May 12, 2007

Wig Magazine publication party: Kit Robinson, Tim Shaner, Kristen Gallagher, & Chris Alexander

Saturday, May 12
7:30 pm

New American Art Union
922 SE Ankeny

Free admission


Editors Tim Shaner and Kristen Gallagher, and contributors Kit Robinson and Chris Alexander, fly in to Portland from both coasts (and Eugene) to read and to celebrate the publication of the premiere issue of Wig magazine, copies of which will be available for purchase.


From the editors:

Wig is a low-budget magazine devoted to writing and art composed on the job.
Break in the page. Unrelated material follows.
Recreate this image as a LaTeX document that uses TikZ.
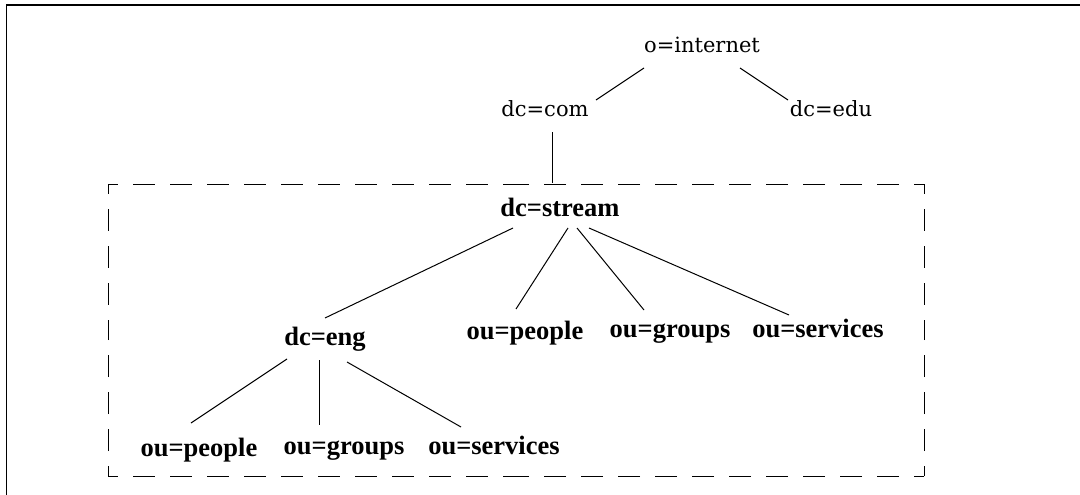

Not necessarily "about" work, the wig-artist employs labor for poetic ends that implicitly critique — through the action of poaching company time &/or materials — the productivist logic of what Hannah Arendt calls the "laboring society." The title of the magazine alludes to Michel de Certau's discussion of "la perruque" in The Practice of Everyday Life (1974):

La perruque is the worker's own work disguised as work for his employers. It differs from pilfering in that nothing of material value is stolen. It differs from absenteeism in that the worker is officially on the job. La perruque may be as simple a matter as a secretary's writing a love letter on 'company time' or as complex as a cabinet maker's 'borrowing' a lathe to make a piece of furniture for his living room. Under different names in different countries this phenomenon is becoming more and more general, even if managers penalize it or 'turn a blind eye' on it in order not to know about it. Accused of stealing or turning material to his own ends and using the machines for his own profit, the worker who indulges in la perruque actually diverts time (not goods, since he uses only scraps) from the factory for work that is free, creative, and precisely not directed toward profit.